Prudential: H1 2006 results
Prudential, the UK’s second largest insurer reported that operating profits for the half year to June rose by 17% to £980m, driven mainly by overseas sales and cost savings in the UK business.
New business volumes, which grew 27% in the first quarter, seem to have slacked off with the half year new business volumes growing 9% on an APE basis to £1,255m. The fund management business performed well with net inflows up 138% to £5.3bn.
Following the pattern seen previously, the company recorded strong sales overseas and weak sales at home. UK insurance sales were down 9% on an APE basis. Insurance sales in Asia grew by 35% on an APE basis in H1. Sales in India were up 61%, Korea up 56%, China up 40%, Singapore up 32% and Taiwan up 19%. US sales were up around 50%.

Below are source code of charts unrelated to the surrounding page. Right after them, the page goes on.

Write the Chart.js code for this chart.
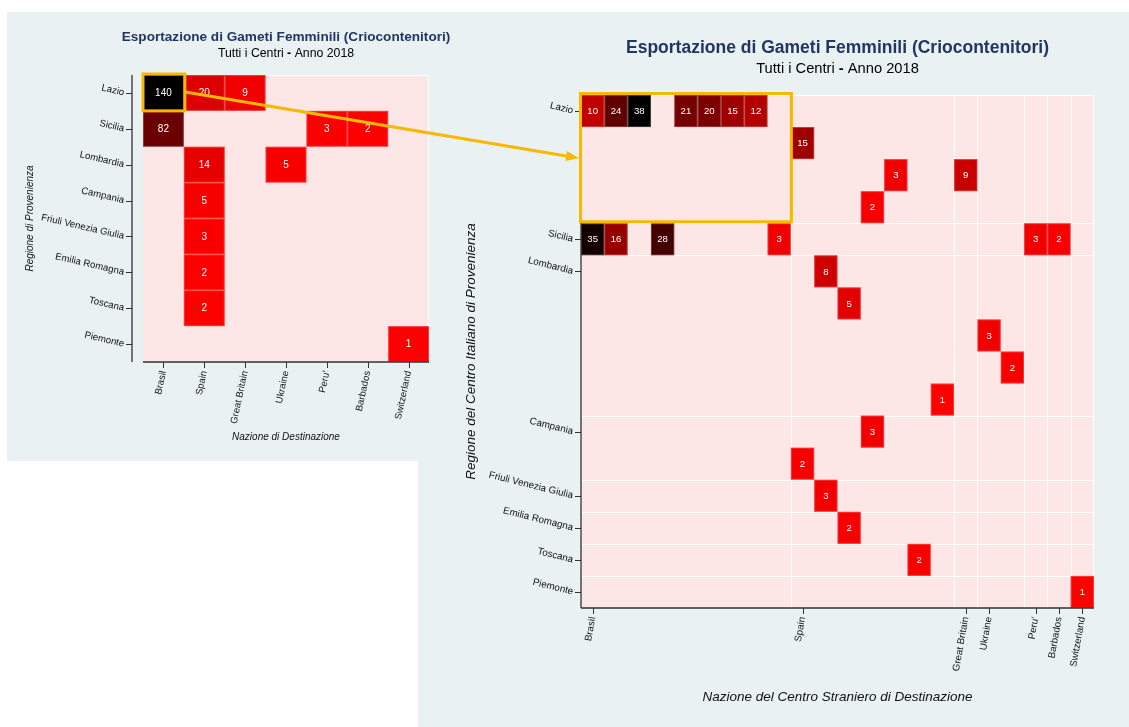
<!DOCTYPE html>
<html>
<head>
<meta charset="utf-8">
<script src="https://cdn.jsdelivr.net/npm/chart.js@4"></script>
<style>
body{margin:0;background:#fff;width:1129px;height:727px;overflow:hidden;position:relative}
.panel{position:absolute;background:#e9f1f3}
canvas{position:absolute;left:0;top:0}
</style>
</head>
<body>
<div class="panel" style="left:7px;top:12px;width:411px;height:449px"></div>
<div class="panel" style="left:418px;top:12px;width:711px;height:715px"></div>
<canvas id="leftChart" width="1129" height="727"></canvas>
<canvas id="rightChart" width="1129" height="727"></canvas>
<script>
const regions = ['Lazio', 'Sicilia', 'Lombardia', 'Campania', 'Friuli Venezia Giulia', 'Emilia Romagna', 'Toscana', 'Piemonte'];
const countries = ['Brasil', 'Spain', 'Great Britain', 'Ukraine', "Peru'", 'Barbados', 'Switzerland'];

// left chart: totals region -> country
const totRegion  = [0, 0, 0, 1, 1, 1, 2, 2, 3, 4, 5, 6, 7];
const totCountry = [0, 1, 2, 0, 4, 5, 1, 3, 1, 1, 1, 1, 6];
const totValue   = [140, 20, 9, 82, 3, 2, 14, 5, 5, 3, 2, 2, 1];

// right chart: single centres (rows = italian centres, cols = foreign centres)
const centresPerRegion  = [4, 1, 5, 2, 1, 1, 1, 1];
const centresPerCountry = [9, 7, 1, 2, 1, 1, 1];
const centreRow   = [0, 0, 0, 0, 0, 0, 0, 1, 2, 2, 3, 4, 4, 4, 4, 4, 4, 5, 6, 7, 8, 9, 10, 11, 12, 13, 14, 15];
const centreCol   = [0, 1, 2, 4, 5, 6, 7, 9, 13, 16, 12, 0, 1, 3, 8, 19, 20, 10, 11, 17, 18, 15, 12, 9, 10, 11, 14, 21];
const centreValue = [10, 24, 38, 21, 20, 15, 12, 15, 3, 9, 2, 35, 16, 28, 3, 3, 2, 8, 5, 3, 2, 1, 3, 2, 3, 2, 2, 1];

const title = 'Esportazione di Gameti Femminili (Criocontenitori)';
const subtitle = ['Tutti i Centri ', '-', ' Anno 2018'];

const FONT = "'Liberation Sans', Arial, sans-serif";
const YELLOW = '#f6b800';

const starts = sizes => sizes.map((s, i) => sizes.slice(0, i).reduce((a, b) => a + b, 0));

const cellColor = (v, max) => {
    const r = Math.round(255 * (1 - (v - 1) / (max - 1)));
    return 'rgb(' + r + ',0,0)';
}

const rotText = (ctx, text, px, py, deg, align) => {
    ctx.save();
    ctx.translate(px, py);
    ctx.rotate(deg * Math.PI / 180);
    ctx.textAlign = align;
    ctx.textBaseline = 'middle';
    ctx.fillText(text, 0, 0);
    ctx.restore();
}

const heat = (cfg) => ({
    id: 'heat',
    beforeDatasetsDraw(chart) {
        const {ctx, chartArea: a, scales: {x, y}} = chart;
        ctx.save();
        ctx.fillStyle = '#fde6e6';
        ctx.fillRect(a.left, a.top, a.width, a.height);

        ctx.strokeStyle = '#ffffff';
        ctx.lineWidth = 1;
        ctx.beginPath();
        if (cfg.groupLines) {
            cfg.colTicks.slice(1).forEach(c => {
                const px = Math.round(x.getPixelForValue(c - 0.5)) + 0.5;
                ctx.moveTo(px, a.top); ctx.lineTo(px, a.bottom);
            });
            cfg.rowTicks.slice(1).forEach(r => {
                const py = Math.round(y.getPixelForValue(r - 0.5)) + 0.5;
                ctx.moveTo(a.left, py); ctx.lineTo(a.right, py);
            });
        }
        ctx.moveTo(a.left, a.top + 0.5); ctx.lineTo(a.right, a.top + 0.5);
        ctx.moveTo(a.right - 0.5, a.top); ctx.lineTo(a.right - 0.5, a.bottom);
        ctx.stroke();

        chart.data.datasets[0].data.forEach(d => {
            const x0 = x.getPixelForValue(d.x - 0.5), x1 = x.getPixelForValue(d.x + 0.5);
            const y0 = y.getPixelForValue(d.y - 0.5), y1 = y.getPixelForValue(d.y + 0.5);
            ctx.fillStyle = cellColor(d.v, cfg.max);
            ctx.fillRect(x0, y0, x1 - x0, y1 - y0);
            ctx.strokeStyle = 'rgba(255,255,255,0.22)';
            ctx.strokeRect(x0 + 0.5, y0 + 0.5, x1 - x0 - 1, y1 - y0 - 1);
            ctx.fillStyle = '#ffffff';
            ctx.font = cfg.cellFont + 'px ' + FONT;
            ctx.textAlign = 'center';
            ctx.textBaseline = 'middle';
            ctx.fillText(String(d.v), (x0 + x1) / 2, (y0 + y1) / 2 + 0.5);
        });
        ctx.restore();
    },
    afterDraw(chart) {
        const {ctx, chartArea: a, scales: {x, y}} = chart;
        ctx.save();
        const ax = a.left - cfg.yGap;
        ctx.strokeStyle = '#333';
        ctx.lineWidth = 1.3;
        ctx.beginPath();
        ctx.moveTo(ax, a.top); ctx.lineTo(ax, a.bottom);
        ctx.moveTo(a.left, a.bottom); ctx.lineTo(a.right, a.bottom);
        ctx.stroke();

        ctx.lineWidth = 1;
        ctx.beginPath();
        cfg.rowTicks.forEach(r => {
            const py = Math.round(y.getPixelForValue(r)) + 0.5;
            ctx.moveTo(ax - 6, py); ctx.lineTo(ax, py);
        });
        cfg.colTicks.forEach(c => {
            const px = Math.round(x.getPixelForValue(c)) + 0.5;
            ctx.moveTo(px, a.bottom); ctx.lineTo(px, a.bottom + 6);
        });
        ctx.stroke();

        ctx.fillStyle = '#111';
        ctx.font = cfg.tickFont + 'px ' + FONT;
        cfg.rowTicks.forEach((r, i) => {
            rotText(ctx, cfg.rowLabels[i], ax - 8, y.getPixelForValue(r), cfg.yRot, 'right');
        });
        cfg.colTicks.forEach((c, i) => {
            rotText(ctx, cfg.colLabels[i], x.getPixelForValue(c), a.bottom + 9, -cfg.xRot, 'right');
        });

        // axis titles
        const cx = (a.left + a.right) / 2, cy = (a.top + a.bottom) / 2;
        ctx.font = 'italic ' + cfg.axisFont + 'px ' + FONT;
        ctx.textAlign = 'center';
        ctx.textBaseline = 'middle';
        ctx.fillText(cfg.xTitle, cx, cfg.xTitleY);
        rotText(ctx, cfg.yTitle, cfg.yTitleX, cy, -90, 'center');

        // titles
        ctx.fillStyle = '#233561';
        ctx.font = 'bold ' + cfg.titleSize + 'px ' + FONT;
        ctx.textBaseline = 'alphabetic';
        ctx.fillText(title, cx, cfg.titleY);

        ctx.fillStyle = '#000';
        const fonts = [cfg.subSize + 'px ' + FONT, 'bold ' + cfg.subSize + 'px ' + FONT, cfg.subSize + 'px ' + FONT];
        const widths = subtitle.map((s, i) => { ctx.font = fonts[i]; return ctx.measureText(s).width; });
        let sx = cx - widths.reduce((p, q) => p + q, 0) / 2;
        ctx.textAlign = 'left';
        subtitle.forEach((s, i) => {
            ctx.font = fonts[i];
            ctx.fillText(s, sx, cfg.subY);
            sx += widths[i];
        });
        ctx.restore();
    }
});

const leftChart = new Chart(document.getElementById('leftChart'), {
    type: 'scatter',
    data: {
        datasets: [{
            data: totValue.map((v, i) => ({x: totCountry[i], y: totRegion[i], v: v})),
            pointRadius: 0
        }]
    },
    options: {
        responsive: false,
        animation: false,
        events: [],
        layout: {padding: {left: 143, top: 75, right: 700, bottom: 365}},
        plugins: {legend: {display: false}, tooltip: {enabled: false}},
        scales: {
            x: {type: 'linear', display: false, min: -0.5, max: countries.length - 0.5},
            y: {type: 'linear', display: false, min: -0.5, max: regions.length - 0.5, reverse: true}
        }
    },
    plugins: [heat({
        max: 140, groupLines: false, yGap: 11, cellFont: 10, tickFont: 9.6, yRot: 13, xRot: 78,
        rowTicks: regions.map((r, i) => i), rowLabels: regions,
        colTicks: countries.map((c, i) => i), colLabels: countries,
        axisFont: 10, xTitle: 'Nazione di Destinazione', xTitleY: 437,
        yTitle: 'Regione di Provenienza', yTitleX: 30,
        titleSize: 13.6, titleY: 41, subSize: 12.3, subY: 57
    })]
});

const highlight = {
    id: 'highlight',
    afterDraw(chart) {
        const {ctx, scales: {x, y}} = chart;
        const lx = leftChart.scales.x, ly = leftChart.scales.y;
        const b1 = {l: lx.getPixelForValue(-0.5), r: lx.getPixelForValue(0.5), t: ly.getPixelForValue(-0.5), b: ly.getPixelForValue(0.5)};
        const b2 = {l: x.getPixelForValue(-0.5), r: x.getPixelForValue(centresPerCountry[0] - 0.5),
                    t: y.getPixelForValue(-0.5), b: y.getPixelForValue(centresPerRegion[0] - 0.5)};
        ctx.save();
        ctx.strokeStyle = YELLOW;
        ctx.fillStyle = YELLOW;
        ctx.lineWidth = 3;
        ctx.strokeRect(b1.l, b1.t - 1, b1.r - b1.l + 1, b1.b - b1.t + 1);
        ctx.strokeRect(b2.l - 0.5, b2.t - 1.5, b2.r - b2.l + 1, b2.b - b2.t);

        const x0 = b1.r + 1.5, y0 = (b1.t + b1.b) / 2 - 1;
        const x1 = b2.l - 2, y1 = (b2.t + b2.b) / 2 - 1;
        const ang = Math.atan2(y1 - y0, x1 - x0);
        const hl = 13, hw = 5;
        ctx.beginPath();
        ctx.moveTo(x0, y0);
        ctx.lineTo(x1 - hl * Math.cos(ang), y1 - hl * Math.sin(ang));
        ctx.stroke();
        ctx.beginPath();
        ctx.moveTo(x1, y1);
        ctx.lineTo(x1 - hl * Math.cos(ang) + hw * Math.sin(ang), y1 - hl * Math.sin(ang) - hw * Math.cos(ang));
        ctx.lineTo(x1 - hl * Math.cos(ang) - hw * Math.sin(ang), y1 - hl * Math.sin(ang) + hw * Math.cos(ang));
        ctx.closePath();
        ctx.fill();
        ctx.restore();
    }
};

const rightChart = new Chart(document.getElementById('rightChart'), {
    type: 'scatter',
    data: {
        datasets: [{
            data: centreValue.map((v, i) => ({x: centreCol[i], y: centreRow[i], v: v})),
            pointRadius: 0
        }]
    },
    options: {
        responsive: false,
        animation: false,
        events: [],
        layout: {padding: {left: 581, top: 95, right: 35, bottom: 119}},
        plugins: {legend: {display: false}, tooltip: {enabled: false}},
        scales: {
            x: {type: 'linear', display: false, min: -0.5, max: centresPerCountry.reduce((a, b) => a + b, 0) - 0.5},
            y: {type: 'linear', display: false, min: -0.5, max: centresPerRegion.reduce((a, b) => a + b, 0) - 0.5, reverse: true}
        }
    },
    plugins: [heat({
        max: 38, groupLines: true, yGap: 0, cellFont: 9.6, tickFont: 9.8, yRot: 14, xRot: 80,
        rowTicks: starts(centresPerRegion), rowLabels: regions,
        colTicks: starts(centresPerCountry), colLabels: countries,
        axisFont: 13.5, xTitle: 'Nazione del Centro Straniero di Destinazione', xTitleY: 697,
        yTitle: 'Regione del Centro Italiano di Provenienza', yTitleX: 471,
        titleSize: 17.5, titleY: 53, subSize: 14.7, subY: 73
    }), highlight]
});
</script>
</body>
</html>
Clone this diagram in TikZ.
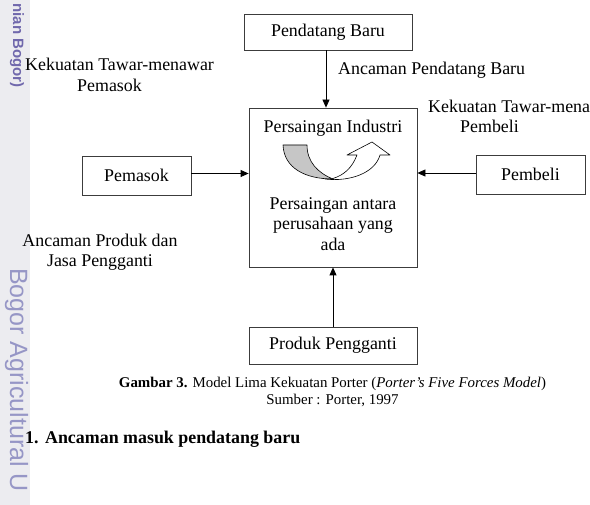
\documentclass[tikz,border=0pt]{standalone}
\usepackage{fontspec}
\setmainfont{Liberation Serif}
\setsansfont{Liberation Sans}
\usetikzlibrary{positioning,arrows.meta}
\definecolor{BoxLine}{RGB}{60,60,60}
\definecolor{WmBand}{RGB}{236,236,240}
\definecolor{WmText}{RGB}{150,150,198}
\definecolor{WmDark}{RGB}{112,104,172}
\definecolor{FlowGray}{RGB}{198,198,198}
\tikzset{
  box/.style={draw=BoxLine,line width=0.8pt,fill=white,inner sep=0pt,font=\fontsize{17.9}{20.6}\selectfont},
  lbl/.style={inner sep=0pt,font=\fontsize{17.9}{20.6}\selectfont},
  captxt/.style={inner sep=0pt,font=\fontsize{14.9}{17}\selectfont},
  arr/.style={draw=black,line width=0.8pt,-{Triangle[length=8pt,width=7pt]}},
  flow/.style={draw=black,line width=0.6pt,line join=round},
}
\tikzset{wm/.style={rotate=-90,inner sep=0pt}}

\begin{document}
\begin{tikzpicture}[x=1pt,y=-1pt]
\useasboundingbox (0,0) rectangle (590,505);
% watermark strip
\fill[WmBand] (0,0) rectangle (30,505);
\node[wm,anchor=base east,text=WmDark,font=\sffamily\bfseries\fontsize{15}{17}\selectfont](wmtop) at (13,88){nian Bogor)};
\node[wm,anchor=base west,text=WmText,font=\sffamily\fontsize{25}{27}\selectfont](wmbig) at (10,268){Bogor Agricultural U};
% forces
\node[box,minimum width=168pt,minimum height=159pt](ind) at (333,187.5){};
\node[box,minimum width=168pt,minimum height=36pt](pb) at (328,32){Pendatang Baru};
\node[box,minimum width=109pt,minimum height=39pt](pm) at (136.5,175.5){Pemasok};
\node[box,minimum width=109pt,minimum height=39pt](pe) at (530.5,174.5){Pembeli};
\node[box,minimum width=168pt,minimum height=37pt](pp) at (333,345.5){Produk Pengganti};
\node[lbl,anchor=base](indt) at (333,132.3){Persaingan Industri};
\node[lbl,anchor=base,align=center](indb) at (333,250.5){Persaingan antara\\perusahaan yang\\ada};
\draw[arr] ([xshift=-2pt]pb.south) -- ([xshift=-2pt]pb.south |- ind.north);
\draw[arr] ([yshift=2pt]pm.east) -- ([yshift=2pt]pm.east -| ind.west);
\draw[arr] ([yshift=1.5pt]pe.west) -- ([yshift=1.5pt]pe.west -| ind.east);
\draw[arr] (pp.north) -- (ind.south);
% curved arrow
\draw[flow,fill=FlowGray] (283,145) .. controls (284,168) and (305,179) .. (333,179) .. controls (318,173) and (307,162) .. (307,145) -- cycle;
\draw[flow,fill=white] (325,179) .. controls (350,182) and (375,173) .. (380,155) -- (390,155) -- (372,142) -- (347,155) -- (357,155) .. controls (352,168) and (344,175) .. (333,178.5) .. controls (330,179) .. cycle;
% labels
\node[lbl,anchor=base west,align=left](kpm) at (25,91.6){Kekuatan Tawar-menawar\\\hspace*{52pt}Pemasok};
\node[lbl,anchor=base west](apb) at (338,74.5){Ancaman Pendatang Baru};
\node[lbl,anchor=base west,align=left](kpe) at (428,132.7){Kekuatan Tawar-mena\\\hspace*{32pt}Pembeli};
\node[lbl,anchor=base,align=center](apj) at (100,266.7){Ancaman Produk dan\\Jasa Pengganti};
% caption
\node[captxt,anchor=base,align=center](capt) at (332.5,405){\textbf{Gambar 3.} Model Lima Kekuatan Porter (\textit{Porter's Five Forces Model})\\Sumber : Porter, 1997};
\node[lbl,anchor=base west,font=\bfseries\fontsize{17.9}{20.6}\selectfont](head) at (25,444){1.\hspace{6.5pt}Ancaman masuk pendatang baru};
\end{tikzpicture}
\end{document}
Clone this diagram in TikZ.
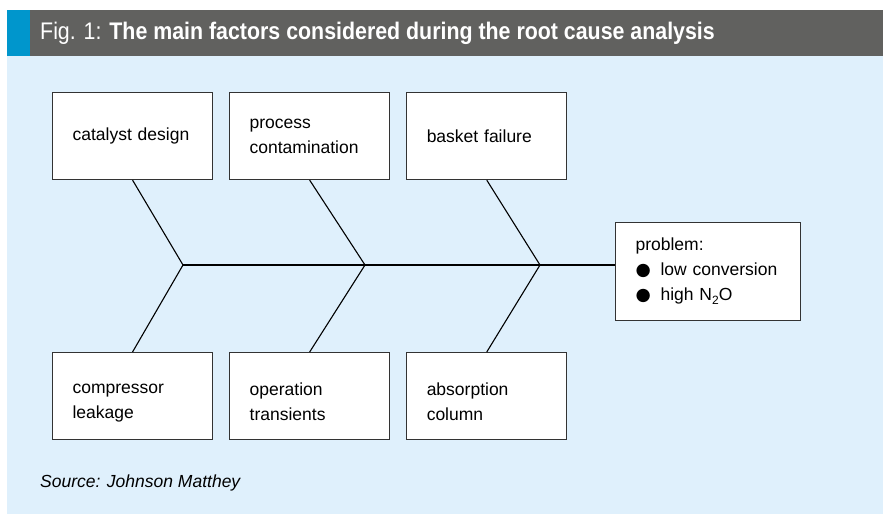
\documentclass[tikz,border=0pt]{standalone}
\usepackage{fontspec}
\setmainfont{Liberation Sans}
\newfontfamily\symfont{DejaVu Sans}
\usetikzlibrary{positioning}
\definecolor{HeadGray}{RGB}{97,97,95}
\definecolor{HeadBlue}{RGB}{0,150,204}
\definecolor{PaleBlue}{RGB}{223,240,252}
\definecolor{BoxLine}{RGB}{51,51,51}

\begin{document}
\begin{tikzpicture}[
x=1pt,y=-1pt,
FishBox/.style={draw=BoxLine,fill=white,line width=1.1pt,minimum width=160pt,minimum height=87pt,text width=120pt,inner xsep=20pt,align=left,font=\fontsize{17.5}{25}\selectfont},
Bones/.style={draw=black,line width=1.1pt},
]
\useasboundingbox (0,0) rectangle (883,514);
\fill[PaleBlue] (7,56) rectangle (883,514);
\fill[HeadGray] (7,10) rectangle (883,56);
\fill[HeadBlue] (7,10) rectangle (30,56);

\node[anchor=west,inner sep=0pt,text=white,font=\fontsize{24}{24}\selectfont] (title) at (40,33)
  {\scalebox{0.89}[1]{Fig. 1: \textbf{The main factors considered during the root cause analysis}}};

% causes above the spine
\node[FishBox,anchor=north west] (cat) at (52,92) {catalyst design};
\node[FishBox,right=16pt of cat] (proc) {process\\contamination};
\node[FishBox,right=16pt of proc] (bask) {basket failure};

% causes below the spine
\node[FishBox,anchor=north west] (comp) at (52,352) {\rule{0pt}{24pt}compressor\\leakage};
\node[FishBox,right=16pt of comp] (oper) {\rule{0pt}{24pt}operation\\transients};
\node[FishBox,right=16pt of oper] (absorp) {\rule{0pt}{24pt}absorption\\column};

% the effect
\node[FishBox,anchor=north west,minimum width=185pt,text width=145pt,minimum height=98pt] (prob) at (615,222)
  {problem:\\\makebox[25pt][l]{\symfont ●}low conversion\\\makebox[25pt][l]{\symfont ●}high N\raisebox{-0.45ex}{\fontsize{12}{12}\selectfont 2}O};

\coordinate (j1) at (183,265);
\coordinate (j2) at (365,265);
\coordinate (j3) at (540,265);

\draw[Bones] (cat.south) -- (j1) -- (comp.north);
\draw[Bones] (proc.south) -- (j2) -- (oper.north);
\draw[Bones] (bask.south) -- (j3) -- (absorp.north);
\draw[Bones] (j1) -- (j1 -| prob.west);

\node[anchor=west,inner sep=0pt,font=\fontsize{17.5}{17.5}\selectfont\itshape] (src) at (40,483) {Source: Johnson Matthey};

\end{tikzpicture}
\end{document}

Given the weaker market in the UK, the company is sensibly focusing on cost reduction. Prudential said it has raised its targeted cost savings from UK business to £150m a year (by 2009), up from the previous target of £110m per year.
On the whole the company is doing well but we believe that it (along with the other giant Aviva) is likely to lag the sector. Our opinion of the management of the company has been shaken by its handling of the company’s on-line bank Egg.
We have viewed Egg with scepticism for some time and it has delivered yet another poor performance, reporting a loss in H1. The company says it is confident of turning this around by H2 but this is a tale that we have heard before. Not that losses at Egg are enough to cause a significant impact on Prudential’s profits; our prime concern is that it reflects poorly on management. Prospects for Egg have always been a bit murky and the company’s inability to cut its losses and move on is not something we view with favour.
The share trades at 595.5p, on a prospective PE (2007 earnings) of 9.5x with a yield of 2.9%.